LINES OF THOUGHT ACROSS SOUTHEAST ASIA

Journalists face a second round of charges over Myanmar drone case

Lawyers asked the Myanmar court to drop the charges for bringing a drone into the country after claiming the accused are being subjected to a double jeopardy

Madeleine Keck
November 17, 2017

Lawyers asked the Myanmar court to drop the charges for bringing a drone into the country after claiming the accused are being subjected to a double jeopardy


Malaysian journalist Mok Choy Lin (C) arrives for a hearing on her second trial at Zabu Thiri Court in Naypyitaw, Myanmar Photo: Hein Htet/EPA

A week after being sentenced to two months in prison for flying a drone over Myanmar’s Parliament, two journalists, an interpreter and their driver are facing more charges for violating the nation’s Export and Import Law, which could see them adding three years to their sentence.
Journalists Lau Hon Meng from Singapore and Mok Choy Lin from Malaysia, along with local interpreter Ko Aung Naing Soe, and driver U Hla Tin, were brought before a court in the country’s capital city of Naypyidaw on Thursday.
During the hearing, their group’s lawyers argued that the second charge was unlawful since the first sentence of two months imprisonment was intended to cover both the operating of the drone and the initial taking of the drone across the Myanmar border.
“The plaintiff police officer testified that he knew the defendants had been sentenced to two months in prison for flying a drone.

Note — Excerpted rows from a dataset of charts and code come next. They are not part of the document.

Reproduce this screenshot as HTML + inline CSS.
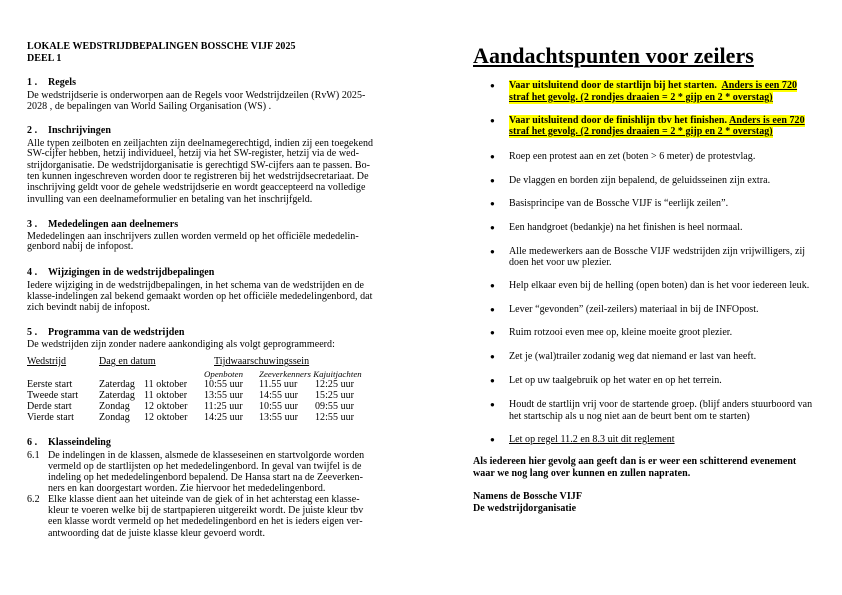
<!DOCTYPE html>
<html><head><meta charset="utf-8"><style>
body{margin:0;width:842px;height:595px;background:#fff;position:relative;overflow:hidden;font-family:"Liberation Serif",serif;font-size:10px;letter-spacing:0.05px;color:#000}
div{position:absolute;white-space:nowrap;line-height:12px}
.b{font-weight:bold}.i{font-style:italic}.u{text-decoration:underline}
.hl{background:#ffff00;font-weight:bold}
.dot{font-size:8px}
</style></head><body>
<div class="b" style="left:27px;top:41px">LOKALE WEDSTRIJDBEPALINGEN BOSSCHE VIJF 2025</div>
<div class="b" style="left:27px;top:53px">DEEL 1</div>
<div class="b" style="left:27px;top:77px">1 .</div><div class="b" style="left:48px;top:77px">Regels</div>
<div style="left:27px;top:90px">De wedstrijdserie is onderworpen aan de Regels voor Wedstrijdzeilen (RvW) 2025-</div>
<div style="left:27px;top:101px">2028 , de bepalingen van World Sailing Organisation (WS) .</div>
<div class="b" style="left:27px;top:125px">2 .</div><div class="b" style="left:48px;top:125px">Inschrijvingen</div>
<div style="left:27px;top:138px">Alle typen zeilboten en zeiljachten zijn deelnamegerechtigd, indien zij een toegekend</div>
<div style="left:27px;top:148px">SW-cijfer hebben, hetzij individueel, hetzij via het SW-register, hetzij via de wed-</div>
<div style="left:27px;top:160px">strijdorganisatie. De wedstrijdorganisatie is gerechtigd SW-cijfers aan te passen. Bo-</div>
<div style="left:27px;top:171px">ten kunnen ingeschreven worden door te registreren bij het wedstrijdsecretariaat. De</div>
<div style="left:27px;top:182px">inschrijving geldt voor de gehele wedstrijdserie en wordt geaccepteerd na volledige</div>
<div style="left:27px;top:194px">invulling van een deelnameformulier en betaling van het inschrijfgeld.</div>
<div class="b" style="left:27px;top:219px">3 .</div><div class="b" style="left:48px;top:219px">Mededelingen aan deelnemers</div>
<div style="left:27px;top:231px">Mededelingen aan inschrijvers zullen worden vermeld op het officiële mededelin-</div>
<div style="left:27px;top:241px">genbord nabij de infopost.</div>
<div class="b" style="left:27px;top:267px">4 .</div><div class="b" style="left:48px;top:267px">Wijzigingen in de wedstrijdbepalingen</div>
<div style="left:27px;top:280px">Iedere wijziging in de wedstrijdbepalingen, in het schema van de wedstrijden en de</div>
<div style="left:27px;top:291px">klasse-indelingen zal bekend gemaakt worden op het officiële mededelingenbord, dat</div>
<div style="left:27px;top:302px">zich bevindt nabij de infopost.</div>
<div class="b" style="left:27px;top:327px">5 .</div><div class="b" style="left:48px;top:327px">Programma van de wedstrijden</div>
<div style="left:27px;top:339px">De wedstrijden zijn zonder nadere aankondiging als volgt geprogrammeerd:</div>
<div class="u" style="left:27px;top:356px">Wedstrijd</div>
<div class="u" style="left:99px;top:356px">Dag en datum</div>
<div class="u" style="left:214px;top:356px">Tijdwaarschuwingssein</div>
<div class="i" style="left:204px;top:368px;font-size:8.8px">Openboten</div>
<div class="i" style="left:259px;top:368px;font-size:8.8px">Zeeverkenners Kajuitjachten</div>
<div style="left:27px;top:379px">Eerste start</div><div style="left:99px;top:379px">Zaterdag</div><div style="left:144px;top:379px">11 oktober</div><div style="left:204px;top:379px">10:55 uur</div><div style="left:259px;top:379px">11.55 uur</div><div style="left:315px;top:379px">12:25 uur</div>
<div style="left:27px;top:390px">Tweede start</div><div style="left:99px;top:390px">Zaterdag</div><div style="left:144px;top:390px">11 oktober</div><div style="left:204px;top:390px">13:55 uur</div><div style="left:259px;top:390px">14:55 uur</div><div style="left:315px;top:390px">15:25 uur</div>
<div style="left:27px;top:401px">Derde start</div><div style="left:99px;top:401px">Zondag</div><div style="left:144px;top:401px">12 oktober</div><div style="left:204px;top:401px">11:25 uur</div><div style="left:259px;top:401px">10:55 uur</div><div style="left:315px;top:401px">09:55 uur</div>
<div style="left:27px;top:412px">Vierde start</div><div style="left:99px;top:412px">Zondag</div><div style="left:144px;top:412px">12 oktober</div><div style="left:204px;top:412px">14:25 uur</div><div style="left:259px;top:412px">13:55 uur</div><div style="left:315px;top:412px">12:55 uur</div>
<div class="b" style="left:27px;top:437px">6 .</div><div class="b" style="left:48px;top:437px">Klasseindeling</div>
<div style="left:27px;top:450px">6.1</div><div style="left:48px;top:450px">De indelingen in de klassen, alsmede de klasseseinen en startvolgorde worden</div>
<div style="left:48px;top:461px">vermeld op de startlijsten op het mededelingenbord. In geval van twijfel is de</div>
<div style="left:48px;top:472px">indeling op het mededelingenbord bepalend. De Hansa start na de Zeeverken-</div>
<div style="left:48px;top:483px">ners en kan doorgestart worden. Zie hiervoor het mededelingenbord.</div>
<div style="left:27px;top:494px">6.2</div><div style="left:48px;top:494px">Elke klasse dient aan het uiteinde van de giek of in het achterstag een klasse-</div>
<div style="left:48px;top:505px">kleur te voeren welke bij de startpapieren uitgereikt wordt. De juiste kleur tbv</div>
<div style="left:48px;top:516px">een klasse wordt vermeld op het mededelingenbord en het is ieders eigen ver-</div>
<div style="left:48px;top:528px">antwoording dat de juiste klasse kleur gevoerd wordt.</div>

<div class="b u" style="left:473px;top:42px;font-size:22px;line-height:28px">Aandachtspunten voor zeilers</div>
<div class="dot" style="left:490px;top:80px">●</div><div class="hl" style="left:509px;top:80px">Vaar uitsluitend door de startlijn bij het starten.&nbsp; <span class="u">Anders is een 720</span></div>
<div class="hl u" style="left:509px;top:92px">straf het gevolg. (2 rondjes draaien = 2 * gijp en 2 * overstag)</div>
<div class="dot" style="left:490px;top:115px">●</div><div class="hl" style="left:509px;top:115px">Vaar uitsluitend door de finishlijn tbv het finishen. <span class="u">Anders is een 720</span></div>
<div class="hl u" style="left:509px;top:126px">straf het gevolg. (2 rondjes draaien = 2 * gijp en 2 * overstag)</div>
<div class="dot" style="left:490px;top:151px">●</div><div style="left:509px;top:151px">Roep een protest aan en zet (boten &gt; 6 meter) de protestvlag.</div>
<div class="dot" style="left:490px;top:175px">●</div><div style="left:509px;top:175px">De vlaggen en borden zijn bepalend, de geluidsseinen zijn extra.</div>
<div class="dot" style="left:490px;top:198px">●</div><div style="left:509px;top:198px">Basisprincipe van de Bossche VIJF is “eerlijk zeilen”.</div>
<div class="dot" style="left:490px;top:222px">●</div><div style="left:509px;top:222px">Een handgroet (bedankje) na het finishen is heel normaal.</div>
<div class="dot" style="left:490px;top:246px">●</div><div style="left:509px;top:246px">Alle medewerkers aan de Bossche VIJF wedstrijden zijn vrijwilligers, zij</div>
<div style="left:509px;top:257px">doen het voor uw plezier.</div>
<div class="dot" style="left:490px;top:280px">●</div><div style="left:509px;top:280px">Help elkaar even bij de helling (open boten) dan is het voor iedereen leuk.</div>
<div class="dot" style="left:490px;top:304px">●</div><div style="left:509px;top:304px">Lever “gevonden” (zeil-zeilers) materiaal in bij de INFOpost.</div>
<div class="dot" style="left:490px;top:327px">●</div><div style="left:509px;top:327px">Ruim rotzooi even mee op, kleine moeite groot plezier.</div>
<div class="dot" style="left:490px;top:351px">●</div><div style="left:509px;top:351px">Zet je (wal)trailer zodanig weg dat niemand er last van heeft.</div>
<div class="dot" style="left:490px;top:375px">●</div><div style="left:509px;top:375px">Let op uw taalgebruik op het water en op het terrein.</div>
<div class="dot" style="left:490px;top:399px">●</div><div style="left:509px;top:399px">Houdt de startlijn vrij voor de startende groep. (blijf anders stuurboord van</div>
<div style="left:509px;top:411px">het startschip als u nog niet aan de beurt bent om te starten)</div>
<div class="dot" style="left:490px;top:434px">●</div><div class="u" style="left:509px;top:434px">Let op regel 11.2 en 8.3 uit dit reglement</div>
<div class="b" style="left:473px;top:456px">Als iedereen hier gevolg aan geeft dan is er weer een schitterend evenement</div>
<div class="b" style="left:473px;top:468px">waar we nog lang over kunnen en zullen napraten.</div>
<div class="b" style="left:473px;top:491px">Namens de Bossche VIJF</div>
<div class="b" style="left:473px;top:503px">De wedstrijdorganisatie</div>
</body></html>
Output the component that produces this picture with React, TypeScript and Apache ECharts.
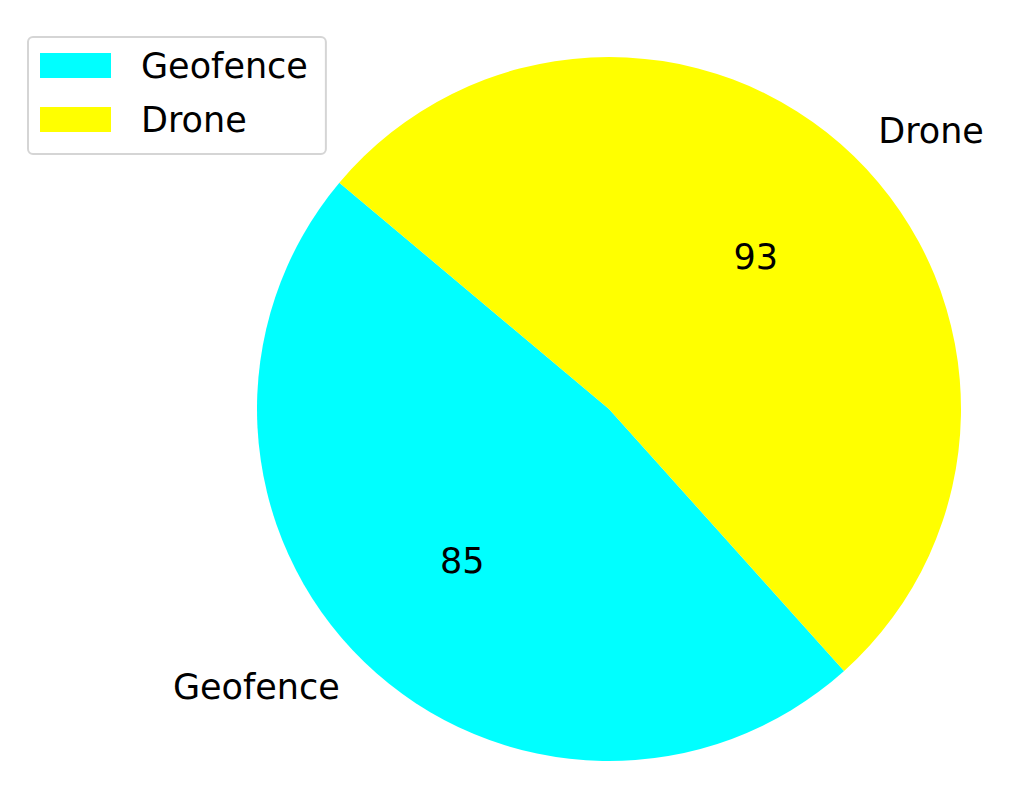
import React, { useEffect, useRef } from "react";
import * as echarts from "echarts";

const categories = ["Geofence", "Drone"];
const values = [85, 93];
const colors = ["#00FFFF", "#FFFF00"];

const FONT = "DejaVu Sans";
const FS = 35;
const R = 352;

export default function App() {
  const ref = useRef<HTMLDivElement>(null);
  useEffect(() => {
    document.body.style.margin = "0";
    const chart = echarts.init(ref.current!, null, { renderer: "svg" });
    const data = categories.map((name, i) => ({
      name,
      value: values[i],
      itemStyle: { color: colors[i] },
    }));
    chart.setOption({
      animation: false,
      backgroundColor: "#ffffff",
      legend: {
        left: 28,
        top: 37,
        orient: "vertical",
        icon: "rect",
        itemWidth: 71,
        itemHeight: 25,
        itemGap: 19,
        padding: [11, 18, 17, 12],
        borderColor: "#d5d5d5",
        borderWidth: 2,
        borderRadius: 5,
        backgroundColor: "#ffffff",
        data: categories.map((name, i) => ({ name, itemStyle: { color: colors[i] } })),
        textStyle: {
          fontFamily: FONT,
          fontSize: FS,
          lineHeight: 34,
          color: "#000000",
          padding: [0, 0, 0, 25],
        },
      },
      series: [
        {
          type: "pie",
          center: [609, 409],
          radius: [0, R],
          startAngle: 140,
          clockwise: false,
          avoidLabelOverlap: false,
          silent: true,
          data,
          label: {
            show: true,
            position: "outside",
            formatter: "{b}",
            fontFamily: FONT,
            fontSize: FS,
            color: "#000000",
            distanceToLabelLine: 0,
          },
          labelLine: { show: false, length: R * 0.1, length2: 0 },
        },
        {
          type: "pie",
          center: [609, 409],
          radius: [R * 0.2 - 6, R],
          startAngle: 140,
          clockwise: false,
          avoidLabelOverlap: false,
          silent: true,
          data: categories.map((name, i) => ({
            name,
            value: values[i],
            itemStyle: { color: "rgba(0,0,0,0)" },
          })),
          label: {
            show: true,
            position: "inside",
            formatter: "{c}",
            fontFamily: FONT,
            fontSize: FS,
            color: "#000000",
          },
          labelLine: { show: false },
        },
      ],
    });
    return () => chart.dispose();
  }, []);
  return <div ref={ref} style={{ width: 1024, height: 799 }} />;
}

According to the law, no one shall be tried on similar charges. So I plead that the charge should be dropped,” Lau Hon Meng’s lawyer, U Myo Win, told the judge.
The court will reconvene on November 20, at which time the judge will rule on whether the Export and Import Law charge is valid or not.
Police initially detained the four on October 27 after the journalists had attempted to gather aerial footage of the parliament building with a drone, footage that would’ve been used for an English-language documentary they were producing for Turkish state television channel (TRT).
The accused pleaded guilty to the first charges brought against them in the hopes that it would reduce their sentence to just a fine.
According to Myanmar news magazine Frontier, TRT told the court the journalists had obtained all the required permits to fly the drone, but the Customs Department contended that they had not declared the equipment when they entered the country.
Mok Choy Lin of Malaysia told reporters at the court that she and her colleagues have been kept in the dark about the current legal proceedings.
“We don’t know what’s going on. We don’t really understand their legal system,” she stated. “We don’t understand their language and nothing is really explained to us. For the first week of remand, we weren’t even allowed to meet our family or lawyers.”
International non-profit Reporters Without Borders (RSF) urged officials “to abandon the absurd proceedings” in a statement issued on Wednesday.
“The judicial authorities must drop these spurious charges, which are clearly being used to prevent journalists from doing their work,” announced Daniel Bastard, the head of RSF’s Asia-Pacific desk. “These two journalists and their co-workers should not have to suffer because of political and diplomatic circumstances.”
While Myanmar has no explicit laws relating to drone use, individual authorities have attempted to control the use of such equipment – especially by foreigners – over their properties, such as at the Shwedagon Pagoda in Yangon.